Material for the task:
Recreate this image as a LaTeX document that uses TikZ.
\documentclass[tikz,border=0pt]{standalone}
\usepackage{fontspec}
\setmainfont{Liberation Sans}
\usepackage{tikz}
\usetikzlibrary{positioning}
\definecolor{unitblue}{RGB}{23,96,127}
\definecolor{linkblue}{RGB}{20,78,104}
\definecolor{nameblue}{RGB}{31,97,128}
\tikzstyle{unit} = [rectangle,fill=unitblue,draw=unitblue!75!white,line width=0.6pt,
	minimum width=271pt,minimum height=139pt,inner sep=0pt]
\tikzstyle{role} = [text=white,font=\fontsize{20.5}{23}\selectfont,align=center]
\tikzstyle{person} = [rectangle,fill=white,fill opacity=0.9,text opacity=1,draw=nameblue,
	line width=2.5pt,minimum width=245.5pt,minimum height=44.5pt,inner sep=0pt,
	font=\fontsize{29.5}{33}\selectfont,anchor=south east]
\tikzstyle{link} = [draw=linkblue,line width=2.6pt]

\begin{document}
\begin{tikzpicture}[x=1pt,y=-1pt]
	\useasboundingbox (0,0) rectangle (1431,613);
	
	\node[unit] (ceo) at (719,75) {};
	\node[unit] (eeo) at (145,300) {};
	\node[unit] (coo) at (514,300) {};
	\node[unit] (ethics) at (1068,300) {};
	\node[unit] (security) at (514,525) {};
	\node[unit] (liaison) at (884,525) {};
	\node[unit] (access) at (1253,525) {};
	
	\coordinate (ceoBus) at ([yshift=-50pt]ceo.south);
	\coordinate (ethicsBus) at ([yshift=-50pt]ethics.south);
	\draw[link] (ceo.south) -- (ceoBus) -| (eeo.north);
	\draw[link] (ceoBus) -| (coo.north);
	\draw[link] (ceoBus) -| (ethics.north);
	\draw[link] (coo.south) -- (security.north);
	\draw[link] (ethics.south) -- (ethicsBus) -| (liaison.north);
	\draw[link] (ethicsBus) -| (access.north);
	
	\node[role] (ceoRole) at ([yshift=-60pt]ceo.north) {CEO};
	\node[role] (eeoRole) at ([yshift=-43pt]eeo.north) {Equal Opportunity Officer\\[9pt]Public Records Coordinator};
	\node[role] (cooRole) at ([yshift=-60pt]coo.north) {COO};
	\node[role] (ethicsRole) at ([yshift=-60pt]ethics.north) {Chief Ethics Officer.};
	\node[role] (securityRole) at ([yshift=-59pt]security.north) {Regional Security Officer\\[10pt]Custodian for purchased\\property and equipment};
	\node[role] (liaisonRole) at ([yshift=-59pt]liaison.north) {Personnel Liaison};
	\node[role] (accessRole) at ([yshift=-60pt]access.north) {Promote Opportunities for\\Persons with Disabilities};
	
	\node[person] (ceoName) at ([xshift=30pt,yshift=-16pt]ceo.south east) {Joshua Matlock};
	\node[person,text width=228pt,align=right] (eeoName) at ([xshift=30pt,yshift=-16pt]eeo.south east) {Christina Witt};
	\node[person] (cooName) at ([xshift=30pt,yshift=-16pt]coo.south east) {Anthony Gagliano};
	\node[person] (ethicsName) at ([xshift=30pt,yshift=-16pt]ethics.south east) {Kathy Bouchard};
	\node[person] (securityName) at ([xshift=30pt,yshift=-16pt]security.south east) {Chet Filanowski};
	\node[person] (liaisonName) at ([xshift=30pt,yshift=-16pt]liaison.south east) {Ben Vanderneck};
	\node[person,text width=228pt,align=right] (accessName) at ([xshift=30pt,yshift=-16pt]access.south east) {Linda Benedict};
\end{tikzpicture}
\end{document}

---

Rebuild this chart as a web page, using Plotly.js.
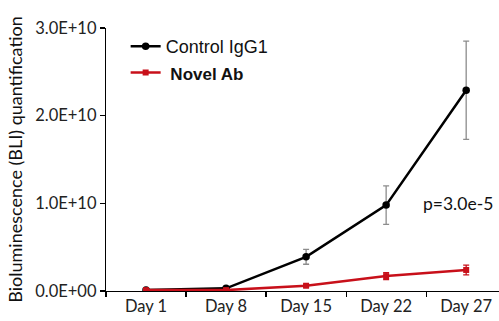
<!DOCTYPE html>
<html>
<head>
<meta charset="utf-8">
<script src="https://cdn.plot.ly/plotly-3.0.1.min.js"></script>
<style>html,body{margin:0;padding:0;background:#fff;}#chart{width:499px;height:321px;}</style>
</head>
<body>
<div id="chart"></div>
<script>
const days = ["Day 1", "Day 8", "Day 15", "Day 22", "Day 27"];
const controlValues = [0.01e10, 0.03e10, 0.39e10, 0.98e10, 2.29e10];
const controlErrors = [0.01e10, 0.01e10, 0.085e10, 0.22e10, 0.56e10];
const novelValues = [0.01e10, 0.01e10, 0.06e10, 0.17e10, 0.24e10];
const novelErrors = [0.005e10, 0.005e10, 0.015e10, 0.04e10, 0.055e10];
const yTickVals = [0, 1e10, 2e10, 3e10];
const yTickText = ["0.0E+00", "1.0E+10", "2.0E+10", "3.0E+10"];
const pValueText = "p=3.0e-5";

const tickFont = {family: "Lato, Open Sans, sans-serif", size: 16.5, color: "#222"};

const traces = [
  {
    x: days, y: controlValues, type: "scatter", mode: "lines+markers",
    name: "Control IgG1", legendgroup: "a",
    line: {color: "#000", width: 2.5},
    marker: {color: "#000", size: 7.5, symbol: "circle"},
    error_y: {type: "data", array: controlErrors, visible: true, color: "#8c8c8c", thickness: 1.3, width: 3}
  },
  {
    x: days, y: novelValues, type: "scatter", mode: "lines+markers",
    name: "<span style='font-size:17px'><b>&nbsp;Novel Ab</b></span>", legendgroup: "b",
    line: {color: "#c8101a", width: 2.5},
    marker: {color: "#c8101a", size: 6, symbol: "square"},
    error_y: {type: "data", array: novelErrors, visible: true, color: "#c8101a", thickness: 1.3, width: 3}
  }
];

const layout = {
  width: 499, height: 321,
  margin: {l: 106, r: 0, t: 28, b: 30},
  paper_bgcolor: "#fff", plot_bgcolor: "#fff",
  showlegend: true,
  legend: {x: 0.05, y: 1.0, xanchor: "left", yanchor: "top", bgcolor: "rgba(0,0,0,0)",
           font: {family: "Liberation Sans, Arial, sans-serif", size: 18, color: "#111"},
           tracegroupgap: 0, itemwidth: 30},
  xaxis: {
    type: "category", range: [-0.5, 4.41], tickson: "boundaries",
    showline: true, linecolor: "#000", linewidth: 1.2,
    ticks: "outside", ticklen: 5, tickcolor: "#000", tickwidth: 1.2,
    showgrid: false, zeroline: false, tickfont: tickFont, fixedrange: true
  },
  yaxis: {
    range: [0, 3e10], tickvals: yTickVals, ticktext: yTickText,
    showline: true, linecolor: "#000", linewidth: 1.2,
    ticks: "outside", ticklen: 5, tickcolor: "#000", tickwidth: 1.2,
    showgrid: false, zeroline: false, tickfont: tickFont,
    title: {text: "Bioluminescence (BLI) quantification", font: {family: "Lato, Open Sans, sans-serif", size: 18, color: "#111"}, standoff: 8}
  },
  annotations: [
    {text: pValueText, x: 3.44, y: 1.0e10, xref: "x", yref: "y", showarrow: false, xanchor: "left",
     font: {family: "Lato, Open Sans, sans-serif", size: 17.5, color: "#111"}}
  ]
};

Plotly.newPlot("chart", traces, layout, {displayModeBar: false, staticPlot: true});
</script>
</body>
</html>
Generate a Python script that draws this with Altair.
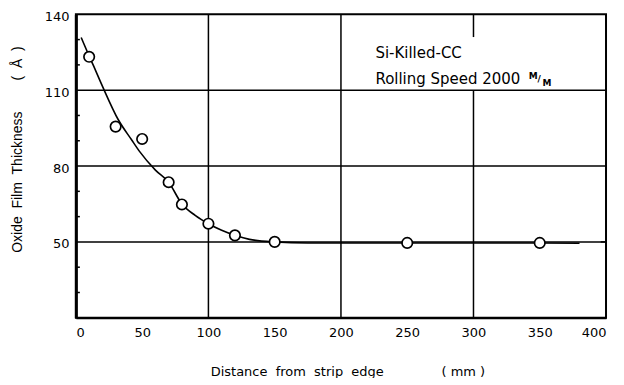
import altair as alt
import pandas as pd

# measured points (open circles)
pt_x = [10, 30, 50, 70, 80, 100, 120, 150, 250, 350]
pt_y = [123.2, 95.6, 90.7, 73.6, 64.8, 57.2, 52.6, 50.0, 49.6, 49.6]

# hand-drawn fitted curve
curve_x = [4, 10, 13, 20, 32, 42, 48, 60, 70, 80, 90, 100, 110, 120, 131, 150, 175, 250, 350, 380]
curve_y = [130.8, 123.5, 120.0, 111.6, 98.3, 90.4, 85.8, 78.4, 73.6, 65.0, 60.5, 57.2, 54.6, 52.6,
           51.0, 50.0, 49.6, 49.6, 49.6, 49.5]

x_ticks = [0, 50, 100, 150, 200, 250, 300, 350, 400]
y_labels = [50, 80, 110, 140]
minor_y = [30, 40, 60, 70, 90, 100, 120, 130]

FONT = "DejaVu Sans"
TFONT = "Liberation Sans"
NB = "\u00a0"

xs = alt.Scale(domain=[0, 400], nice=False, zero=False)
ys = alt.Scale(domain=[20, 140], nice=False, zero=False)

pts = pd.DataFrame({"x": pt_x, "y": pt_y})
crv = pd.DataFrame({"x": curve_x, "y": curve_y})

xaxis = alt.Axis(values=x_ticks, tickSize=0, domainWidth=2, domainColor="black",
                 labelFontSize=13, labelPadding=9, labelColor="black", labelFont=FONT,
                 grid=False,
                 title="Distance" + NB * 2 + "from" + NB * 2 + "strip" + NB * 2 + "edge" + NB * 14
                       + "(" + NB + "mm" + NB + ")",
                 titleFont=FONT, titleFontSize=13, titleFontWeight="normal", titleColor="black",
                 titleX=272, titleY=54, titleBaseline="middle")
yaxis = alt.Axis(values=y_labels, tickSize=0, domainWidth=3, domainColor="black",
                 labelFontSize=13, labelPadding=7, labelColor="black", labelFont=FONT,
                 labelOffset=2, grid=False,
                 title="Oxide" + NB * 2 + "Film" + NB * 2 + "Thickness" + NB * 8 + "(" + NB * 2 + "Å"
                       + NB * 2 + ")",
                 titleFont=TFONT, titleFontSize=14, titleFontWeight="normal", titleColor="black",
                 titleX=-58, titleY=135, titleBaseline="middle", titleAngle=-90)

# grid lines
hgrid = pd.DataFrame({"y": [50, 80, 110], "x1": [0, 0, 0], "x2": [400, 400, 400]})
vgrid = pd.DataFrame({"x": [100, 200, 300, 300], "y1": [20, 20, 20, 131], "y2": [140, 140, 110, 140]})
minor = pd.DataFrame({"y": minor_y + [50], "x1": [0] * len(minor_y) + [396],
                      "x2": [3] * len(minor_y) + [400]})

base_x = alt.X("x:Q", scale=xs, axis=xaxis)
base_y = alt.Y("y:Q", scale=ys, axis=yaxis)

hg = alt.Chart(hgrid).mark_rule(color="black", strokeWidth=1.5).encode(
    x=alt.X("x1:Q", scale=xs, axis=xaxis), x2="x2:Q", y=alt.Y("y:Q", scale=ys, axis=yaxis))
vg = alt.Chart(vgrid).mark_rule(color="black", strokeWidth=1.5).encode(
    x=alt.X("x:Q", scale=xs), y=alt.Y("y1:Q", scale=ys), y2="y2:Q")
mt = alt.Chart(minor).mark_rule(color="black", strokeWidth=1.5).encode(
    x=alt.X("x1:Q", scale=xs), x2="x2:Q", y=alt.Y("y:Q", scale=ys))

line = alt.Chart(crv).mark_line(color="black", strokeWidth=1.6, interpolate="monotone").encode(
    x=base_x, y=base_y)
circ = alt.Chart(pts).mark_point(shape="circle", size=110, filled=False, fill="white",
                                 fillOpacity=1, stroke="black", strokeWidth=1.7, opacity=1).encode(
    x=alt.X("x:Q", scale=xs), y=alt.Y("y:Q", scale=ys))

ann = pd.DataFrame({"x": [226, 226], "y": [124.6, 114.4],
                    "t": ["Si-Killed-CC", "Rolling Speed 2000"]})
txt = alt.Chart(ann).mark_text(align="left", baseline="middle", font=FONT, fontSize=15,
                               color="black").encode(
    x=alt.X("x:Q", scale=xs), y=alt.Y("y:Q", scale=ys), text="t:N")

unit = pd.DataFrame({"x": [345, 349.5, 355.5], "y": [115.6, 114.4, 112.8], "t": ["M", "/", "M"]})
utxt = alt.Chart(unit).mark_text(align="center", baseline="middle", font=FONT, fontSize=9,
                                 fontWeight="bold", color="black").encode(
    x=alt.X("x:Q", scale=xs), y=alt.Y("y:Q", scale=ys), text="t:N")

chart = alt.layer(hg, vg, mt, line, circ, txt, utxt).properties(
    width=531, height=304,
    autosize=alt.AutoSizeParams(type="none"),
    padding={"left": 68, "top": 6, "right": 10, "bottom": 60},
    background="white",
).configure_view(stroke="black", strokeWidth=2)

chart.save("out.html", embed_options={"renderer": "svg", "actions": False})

Task prompt:
Your task is to gather all lines from the entries above that hold the word "this".

Completed exercise:
Recreate this image as a LaTeX document that uses TikZ.
Rebuild this chart as a web page, using Plotly.js.
Generate a Python script that draws this with Altair.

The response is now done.